(Charts and diagrams as code)

┏━━

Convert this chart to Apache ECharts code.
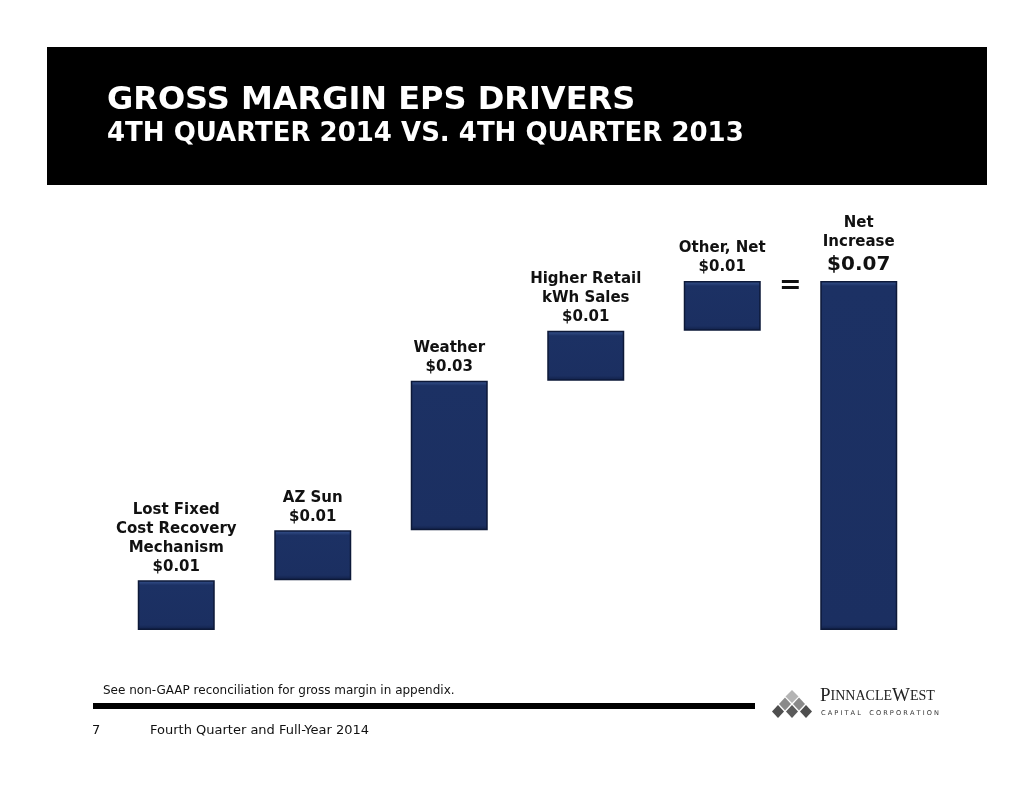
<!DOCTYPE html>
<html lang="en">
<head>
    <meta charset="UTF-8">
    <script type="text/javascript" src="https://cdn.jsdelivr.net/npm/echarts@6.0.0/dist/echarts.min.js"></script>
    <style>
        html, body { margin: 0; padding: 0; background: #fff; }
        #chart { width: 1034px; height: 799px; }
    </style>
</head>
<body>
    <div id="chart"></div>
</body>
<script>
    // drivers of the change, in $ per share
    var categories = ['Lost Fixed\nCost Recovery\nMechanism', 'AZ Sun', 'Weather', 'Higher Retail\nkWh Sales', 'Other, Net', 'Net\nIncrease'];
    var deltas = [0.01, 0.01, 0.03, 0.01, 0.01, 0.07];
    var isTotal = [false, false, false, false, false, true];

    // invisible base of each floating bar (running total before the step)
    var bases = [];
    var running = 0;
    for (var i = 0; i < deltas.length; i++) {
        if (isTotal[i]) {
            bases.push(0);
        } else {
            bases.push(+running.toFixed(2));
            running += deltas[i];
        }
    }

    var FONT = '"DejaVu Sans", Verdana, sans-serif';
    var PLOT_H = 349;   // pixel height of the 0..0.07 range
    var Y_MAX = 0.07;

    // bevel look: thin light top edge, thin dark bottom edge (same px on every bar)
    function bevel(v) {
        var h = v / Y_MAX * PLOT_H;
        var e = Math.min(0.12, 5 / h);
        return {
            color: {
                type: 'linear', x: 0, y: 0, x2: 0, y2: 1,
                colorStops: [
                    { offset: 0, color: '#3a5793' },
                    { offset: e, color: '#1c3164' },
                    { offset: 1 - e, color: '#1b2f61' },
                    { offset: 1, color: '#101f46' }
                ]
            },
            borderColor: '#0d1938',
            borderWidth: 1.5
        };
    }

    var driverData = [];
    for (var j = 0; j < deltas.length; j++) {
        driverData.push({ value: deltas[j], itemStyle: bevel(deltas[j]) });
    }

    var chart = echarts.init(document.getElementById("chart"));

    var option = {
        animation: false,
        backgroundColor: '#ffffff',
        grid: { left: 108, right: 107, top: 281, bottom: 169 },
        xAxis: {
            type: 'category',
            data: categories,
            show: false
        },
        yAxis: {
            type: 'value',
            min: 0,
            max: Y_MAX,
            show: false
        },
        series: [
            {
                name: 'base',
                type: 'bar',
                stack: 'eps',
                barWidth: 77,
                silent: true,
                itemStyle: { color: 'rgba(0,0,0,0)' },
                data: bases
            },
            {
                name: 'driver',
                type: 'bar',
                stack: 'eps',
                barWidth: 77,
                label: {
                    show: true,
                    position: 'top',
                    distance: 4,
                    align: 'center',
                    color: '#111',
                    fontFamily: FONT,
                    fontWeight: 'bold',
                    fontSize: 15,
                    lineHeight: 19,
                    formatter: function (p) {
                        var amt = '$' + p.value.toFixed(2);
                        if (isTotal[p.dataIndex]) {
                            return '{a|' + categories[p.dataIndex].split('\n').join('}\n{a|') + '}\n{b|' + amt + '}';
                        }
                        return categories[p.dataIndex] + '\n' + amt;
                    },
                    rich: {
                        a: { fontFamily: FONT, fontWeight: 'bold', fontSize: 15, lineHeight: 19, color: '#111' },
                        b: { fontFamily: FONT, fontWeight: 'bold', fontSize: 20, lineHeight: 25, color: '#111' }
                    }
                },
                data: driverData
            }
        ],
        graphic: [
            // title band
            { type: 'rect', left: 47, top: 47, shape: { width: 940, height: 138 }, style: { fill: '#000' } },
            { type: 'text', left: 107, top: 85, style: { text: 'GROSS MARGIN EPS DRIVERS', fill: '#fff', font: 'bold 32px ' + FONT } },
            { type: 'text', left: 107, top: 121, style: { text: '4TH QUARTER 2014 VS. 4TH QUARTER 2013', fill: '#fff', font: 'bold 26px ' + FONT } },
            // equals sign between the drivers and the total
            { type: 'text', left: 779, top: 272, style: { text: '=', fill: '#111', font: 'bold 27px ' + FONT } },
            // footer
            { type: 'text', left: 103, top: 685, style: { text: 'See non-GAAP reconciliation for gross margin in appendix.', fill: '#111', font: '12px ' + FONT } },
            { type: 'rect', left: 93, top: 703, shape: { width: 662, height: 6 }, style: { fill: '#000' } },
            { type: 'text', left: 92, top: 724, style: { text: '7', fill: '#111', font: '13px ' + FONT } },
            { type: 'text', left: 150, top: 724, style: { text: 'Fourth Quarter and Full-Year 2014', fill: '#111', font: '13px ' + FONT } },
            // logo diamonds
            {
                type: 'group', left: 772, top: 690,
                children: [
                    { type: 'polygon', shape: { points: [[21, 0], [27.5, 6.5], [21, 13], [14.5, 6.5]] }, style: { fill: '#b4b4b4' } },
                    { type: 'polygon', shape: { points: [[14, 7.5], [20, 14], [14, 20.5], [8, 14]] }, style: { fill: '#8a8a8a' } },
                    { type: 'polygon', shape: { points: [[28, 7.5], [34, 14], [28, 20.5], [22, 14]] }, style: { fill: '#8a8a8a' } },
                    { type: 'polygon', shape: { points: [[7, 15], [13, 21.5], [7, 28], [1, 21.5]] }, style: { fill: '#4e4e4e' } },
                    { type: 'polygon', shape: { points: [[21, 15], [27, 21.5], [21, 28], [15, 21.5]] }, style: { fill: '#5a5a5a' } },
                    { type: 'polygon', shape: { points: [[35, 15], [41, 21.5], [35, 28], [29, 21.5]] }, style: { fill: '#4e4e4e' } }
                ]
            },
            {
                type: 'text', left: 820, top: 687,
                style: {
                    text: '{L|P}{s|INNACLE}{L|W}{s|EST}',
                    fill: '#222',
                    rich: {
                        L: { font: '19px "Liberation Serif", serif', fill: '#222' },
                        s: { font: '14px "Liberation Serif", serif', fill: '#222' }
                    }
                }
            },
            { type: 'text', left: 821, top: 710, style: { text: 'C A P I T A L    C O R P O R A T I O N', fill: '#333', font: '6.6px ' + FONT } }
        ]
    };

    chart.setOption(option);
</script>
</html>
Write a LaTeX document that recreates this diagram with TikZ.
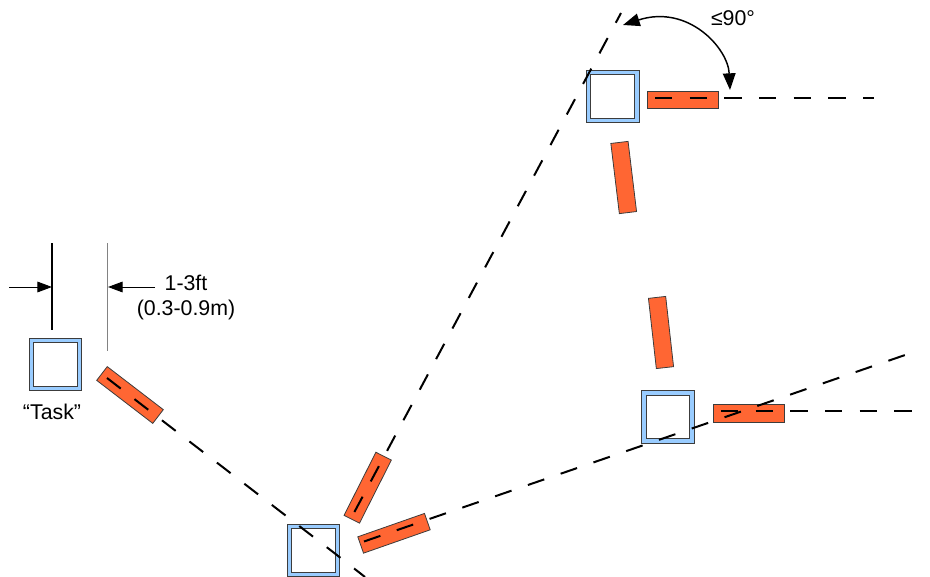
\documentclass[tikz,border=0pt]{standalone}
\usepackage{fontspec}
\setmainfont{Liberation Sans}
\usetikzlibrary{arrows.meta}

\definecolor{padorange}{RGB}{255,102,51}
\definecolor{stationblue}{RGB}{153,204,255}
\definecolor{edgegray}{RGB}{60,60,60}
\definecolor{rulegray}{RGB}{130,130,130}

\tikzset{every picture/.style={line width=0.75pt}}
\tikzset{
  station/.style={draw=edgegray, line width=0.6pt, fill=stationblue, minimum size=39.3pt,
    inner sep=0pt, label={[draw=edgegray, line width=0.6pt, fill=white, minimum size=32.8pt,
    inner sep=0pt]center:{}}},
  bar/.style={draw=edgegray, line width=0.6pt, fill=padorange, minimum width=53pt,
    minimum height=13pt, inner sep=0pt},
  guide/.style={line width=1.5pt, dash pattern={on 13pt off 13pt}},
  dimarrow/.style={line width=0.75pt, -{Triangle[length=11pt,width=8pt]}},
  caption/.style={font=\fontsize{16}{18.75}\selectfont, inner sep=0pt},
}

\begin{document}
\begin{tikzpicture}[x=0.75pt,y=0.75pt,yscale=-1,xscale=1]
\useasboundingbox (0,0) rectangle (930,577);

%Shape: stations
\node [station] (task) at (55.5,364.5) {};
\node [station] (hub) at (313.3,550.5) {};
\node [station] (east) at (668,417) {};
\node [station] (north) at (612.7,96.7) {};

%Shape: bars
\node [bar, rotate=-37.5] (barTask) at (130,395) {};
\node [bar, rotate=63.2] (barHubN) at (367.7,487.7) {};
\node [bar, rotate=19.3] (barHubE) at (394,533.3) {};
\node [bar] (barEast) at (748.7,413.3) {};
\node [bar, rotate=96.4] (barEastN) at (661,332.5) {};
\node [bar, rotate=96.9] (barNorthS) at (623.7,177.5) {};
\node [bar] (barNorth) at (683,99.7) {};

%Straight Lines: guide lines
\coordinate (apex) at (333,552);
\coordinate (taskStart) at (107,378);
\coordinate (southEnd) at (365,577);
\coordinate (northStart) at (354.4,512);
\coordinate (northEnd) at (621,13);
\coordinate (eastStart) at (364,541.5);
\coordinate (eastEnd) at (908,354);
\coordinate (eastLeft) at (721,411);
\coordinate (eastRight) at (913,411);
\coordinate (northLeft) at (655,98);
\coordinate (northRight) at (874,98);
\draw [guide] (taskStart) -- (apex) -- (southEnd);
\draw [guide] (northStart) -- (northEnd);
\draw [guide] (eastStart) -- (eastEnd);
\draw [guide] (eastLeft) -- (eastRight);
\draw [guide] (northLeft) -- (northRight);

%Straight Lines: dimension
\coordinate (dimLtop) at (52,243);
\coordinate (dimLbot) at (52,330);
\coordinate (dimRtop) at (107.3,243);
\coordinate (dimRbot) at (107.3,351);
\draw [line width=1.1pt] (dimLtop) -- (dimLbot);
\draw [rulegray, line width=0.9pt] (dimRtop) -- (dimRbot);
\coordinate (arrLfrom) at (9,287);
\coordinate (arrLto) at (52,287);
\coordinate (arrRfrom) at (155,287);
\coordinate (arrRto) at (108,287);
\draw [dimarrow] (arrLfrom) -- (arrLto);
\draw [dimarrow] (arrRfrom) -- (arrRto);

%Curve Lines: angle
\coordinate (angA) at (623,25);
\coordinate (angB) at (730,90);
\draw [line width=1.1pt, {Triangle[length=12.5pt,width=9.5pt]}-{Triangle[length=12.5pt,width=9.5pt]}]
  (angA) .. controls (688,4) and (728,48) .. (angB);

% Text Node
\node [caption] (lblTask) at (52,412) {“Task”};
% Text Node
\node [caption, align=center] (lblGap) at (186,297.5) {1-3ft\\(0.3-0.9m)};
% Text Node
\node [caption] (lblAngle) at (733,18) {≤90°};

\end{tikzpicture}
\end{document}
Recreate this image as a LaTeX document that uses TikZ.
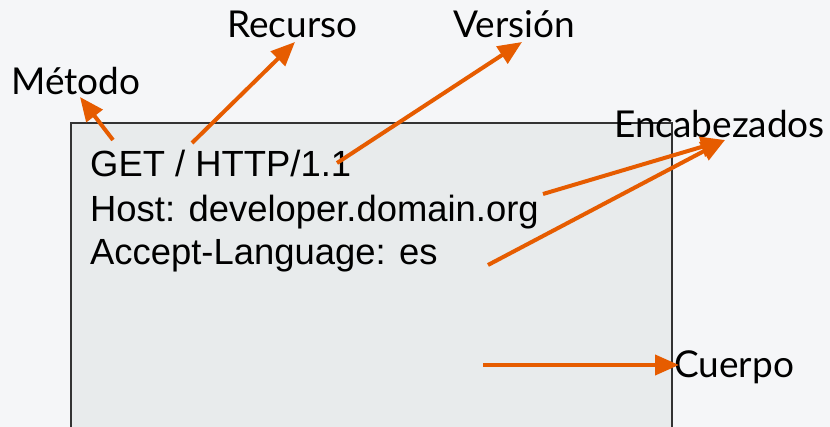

┗━━

Exercise requirements
Return exactly the lines from the one with "Write a LaTeX" to the one with "[station] (north) at", both ends kept, and only those. Images are left out.

Right answer
Write a LaTeX document that recreates this diagram with TikZ.
\documentclass[tikz,border=0pt]{standalone}
\usepackage{fontspec}
\setmainfont{Liberation Sans}
\usetikzlibrary{arrows.meta}

\definecolor{padorange}{RGB}{255,102,51}
\definecolor{stationblue}{RGB}{153,204,255}
\definecolor{edgegray}{RGB}{60,60,60}
\definecolor{rulegray}{RGB}{130,130,130}

\tikzset{every picture/.style={line width=0.75pt}}
\tikzset{
  station/.style={draw=edgegray, line width=0.6pt, fill=stationblue, minimum size=39.3pt,
    inner sep=0pt, label={[draw=edgegray, line width=0.6pt, fill=white, minimum size=32.8pt,
    inner sep=0pt]center:{}}},
  bar/.style={draw=edgegray, line width=0.6pt, fill=padorange, minimum width=53pt,
    minimum height=13pt, inner sep=0pt},
  guide/.style={line width=1.5pt, dash pattern={on 13pt off 13pt}},
  dimarrow/.style={line width=0.75pt, -{Triangle[length=11pt,width=8pt]}},
  caption/.style={font=\fontsize{16}{18.75}\selectfont, inner sep=0pt},
}

\begin{document}
\begin{tikzpicture}[x=0.75pt,y=0.75pt,yscale=-1,xscale=1]
\useasboundingbox (0,0) rectangle (930,577);

%Shape: stations
\node [station] (task) at (55.5,364.5) {};
\node [station] (hub) at (313.3,550.5) {};
\node [station] (east) at (668,417) {};
\node [station] (north) at (612.7,96.7) {};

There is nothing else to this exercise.